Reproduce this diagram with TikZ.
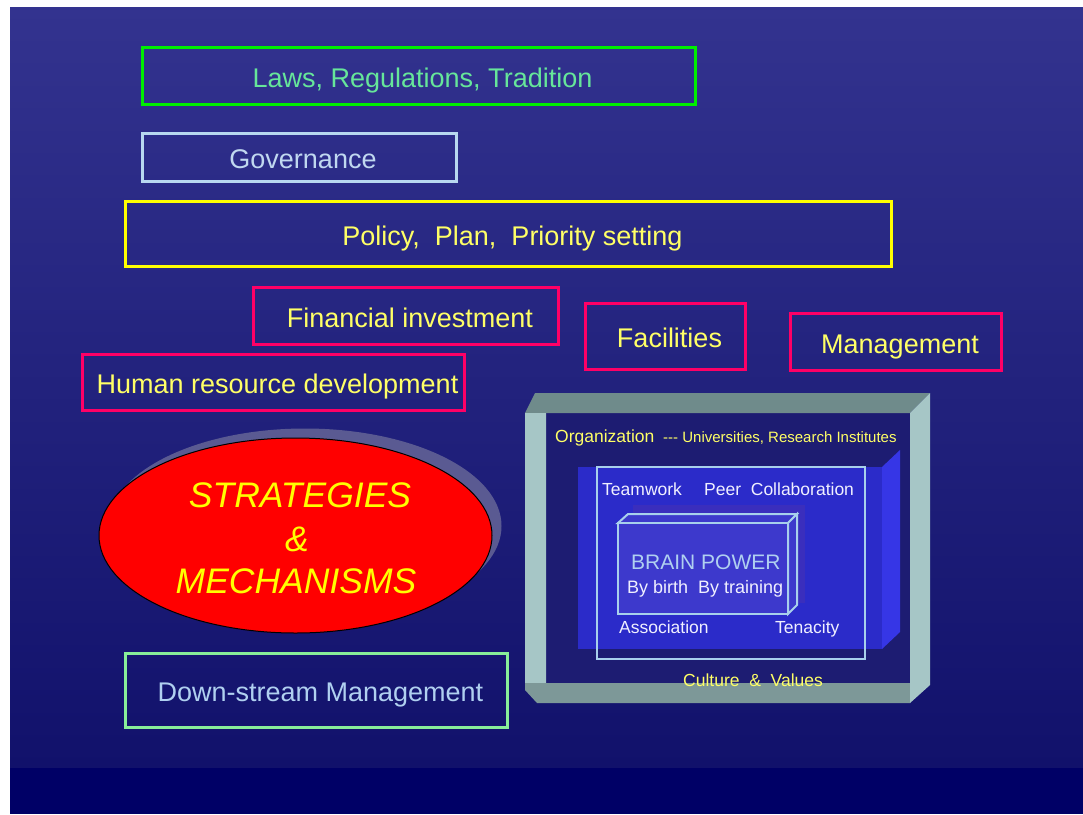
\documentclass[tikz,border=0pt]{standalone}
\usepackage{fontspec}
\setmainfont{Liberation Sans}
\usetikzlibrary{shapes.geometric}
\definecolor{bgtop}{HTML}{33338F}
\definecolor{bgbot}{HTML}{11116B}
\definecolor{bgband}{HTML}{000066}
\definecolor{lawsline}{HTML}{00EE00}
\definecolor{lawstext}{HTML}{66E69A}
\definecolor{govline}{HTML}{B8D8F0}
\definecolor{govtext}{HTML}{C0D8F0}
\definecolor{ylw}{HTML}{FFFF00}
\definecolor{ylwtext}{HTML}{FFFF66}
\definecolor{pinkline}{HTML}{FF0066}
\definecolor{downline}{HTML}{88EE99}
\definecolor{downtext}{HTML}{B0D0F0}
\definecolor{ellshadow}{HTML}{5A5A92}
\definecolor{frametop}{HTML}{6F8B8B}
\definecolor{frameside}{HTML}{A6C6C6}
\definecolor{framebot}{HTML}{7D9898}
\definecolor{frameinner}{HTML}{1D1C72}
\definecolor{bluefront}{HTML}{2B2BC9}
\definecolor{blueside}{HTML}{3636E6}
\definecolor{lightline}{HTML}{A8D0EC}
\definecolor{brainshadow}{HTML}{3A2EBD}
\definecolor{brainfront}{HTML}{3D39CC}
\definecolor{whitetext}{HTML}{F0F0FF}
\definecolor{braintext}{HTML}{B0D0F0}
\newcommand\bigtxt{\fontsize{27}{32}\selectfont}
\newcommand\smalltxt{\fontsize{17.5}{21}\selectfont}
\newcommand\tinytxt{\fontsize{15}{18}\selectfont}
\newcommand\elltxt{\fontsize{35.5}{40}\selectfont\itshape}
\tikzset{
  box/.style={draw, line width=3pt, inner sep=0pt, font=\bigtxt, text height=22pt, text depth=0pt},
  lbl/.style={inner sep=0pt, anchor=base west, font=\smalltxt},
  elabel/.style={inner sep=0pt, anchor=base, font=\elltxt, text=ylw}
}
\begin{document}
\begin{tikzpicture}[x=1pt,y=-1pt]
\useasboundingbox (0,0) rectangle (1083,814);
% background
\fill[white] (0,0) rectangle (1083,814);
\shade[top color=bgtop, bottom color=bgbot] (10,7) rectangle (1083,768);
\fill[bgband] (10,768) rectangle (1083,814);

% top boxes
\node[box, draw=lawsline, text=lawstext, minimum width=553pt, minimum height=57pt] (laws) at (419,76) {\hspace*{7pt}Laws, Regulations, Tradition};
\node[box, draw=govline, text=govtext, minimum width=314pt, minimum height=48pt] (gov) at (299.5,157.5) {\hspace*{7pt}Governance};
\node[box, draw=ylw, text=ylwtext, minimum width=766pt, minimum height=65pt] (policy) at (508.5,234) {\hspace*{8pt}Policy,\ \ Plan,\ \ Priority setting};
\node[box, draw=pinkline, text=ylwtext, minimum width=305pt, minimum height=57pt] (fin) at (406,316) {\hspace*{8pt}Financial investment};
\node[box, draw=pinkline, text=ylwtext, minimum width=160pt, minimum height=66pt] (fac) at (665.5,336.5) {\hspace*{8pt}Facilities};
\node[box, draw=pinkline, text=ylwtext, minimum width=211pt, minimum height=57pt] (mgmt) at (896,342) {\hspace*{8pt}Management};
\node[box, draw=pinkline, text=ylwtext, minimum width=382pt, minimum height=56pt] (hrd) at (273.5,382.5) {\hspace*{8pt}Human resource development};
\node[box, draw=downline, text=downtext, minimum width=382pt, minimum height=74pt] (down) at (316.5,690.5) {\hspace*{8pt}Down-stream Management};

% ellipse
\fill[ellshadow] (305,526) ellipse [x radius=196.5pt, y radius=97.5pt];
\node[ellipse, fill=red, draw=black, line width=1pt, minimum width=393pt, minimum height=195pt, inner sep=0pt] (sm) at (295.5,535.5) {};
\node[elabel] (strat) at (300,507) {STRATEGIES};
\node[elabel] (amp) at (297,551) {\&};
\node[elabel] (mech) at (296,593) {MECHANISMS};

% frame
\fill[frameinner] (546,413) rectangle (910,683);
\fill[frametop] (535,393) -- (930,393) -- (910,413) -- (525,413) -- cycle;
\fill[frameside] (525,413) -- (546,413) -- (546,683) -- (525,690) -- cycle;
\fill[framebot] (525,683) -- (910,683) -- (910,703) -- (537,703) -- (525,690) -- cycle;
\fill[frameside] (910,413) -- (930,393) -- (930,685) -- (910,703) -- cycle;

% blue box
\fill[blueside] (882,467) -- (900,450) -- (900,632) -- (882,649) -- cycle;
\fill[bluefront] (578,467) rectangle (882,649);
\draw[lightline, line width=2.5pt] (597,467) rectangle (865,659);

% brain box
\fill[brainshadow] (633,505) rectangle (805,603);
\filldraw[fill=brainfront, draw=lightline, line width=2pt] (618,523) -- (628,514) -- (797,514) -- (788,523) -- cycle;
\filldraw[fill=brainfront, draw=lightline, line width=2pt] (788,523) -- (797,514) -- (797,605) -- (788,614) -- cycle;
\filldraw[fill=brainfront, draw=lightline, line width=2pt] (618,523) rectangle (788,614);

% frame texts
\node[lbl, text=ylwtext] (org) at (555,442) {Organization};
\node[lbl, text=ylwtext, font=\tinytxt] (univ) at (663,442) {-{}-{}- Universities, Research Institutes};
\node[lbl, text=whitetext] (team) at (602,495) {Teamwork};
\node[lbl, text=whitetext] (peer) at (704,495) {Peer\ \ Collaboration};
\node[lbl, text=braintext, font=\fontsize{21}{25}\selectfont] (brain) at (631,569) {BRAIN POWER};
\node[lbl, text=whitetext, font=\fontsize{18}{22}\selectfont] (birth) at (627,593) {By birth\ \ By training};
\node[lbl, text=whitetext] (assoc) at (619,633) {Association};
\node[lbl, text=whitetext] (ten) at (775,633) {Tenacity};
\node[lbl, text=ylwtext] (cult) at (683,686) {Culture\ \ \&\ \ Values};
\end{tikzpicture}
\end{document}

###

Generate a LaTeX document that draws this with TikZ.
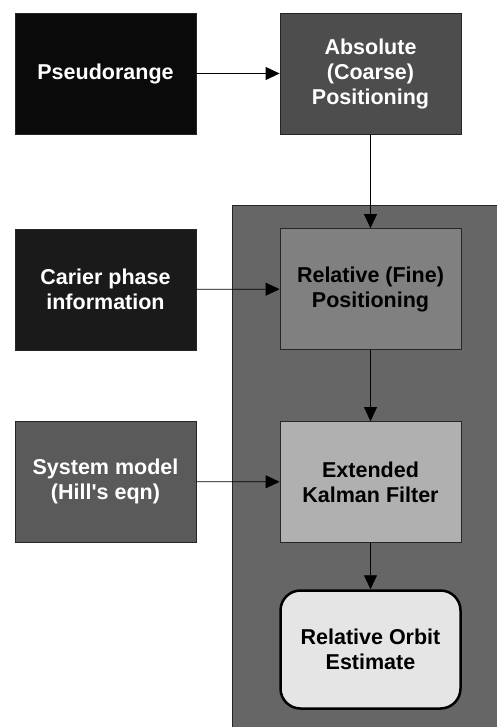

###

Reply with nothing but a number: how many lines of the entries above contain the string "this"?

2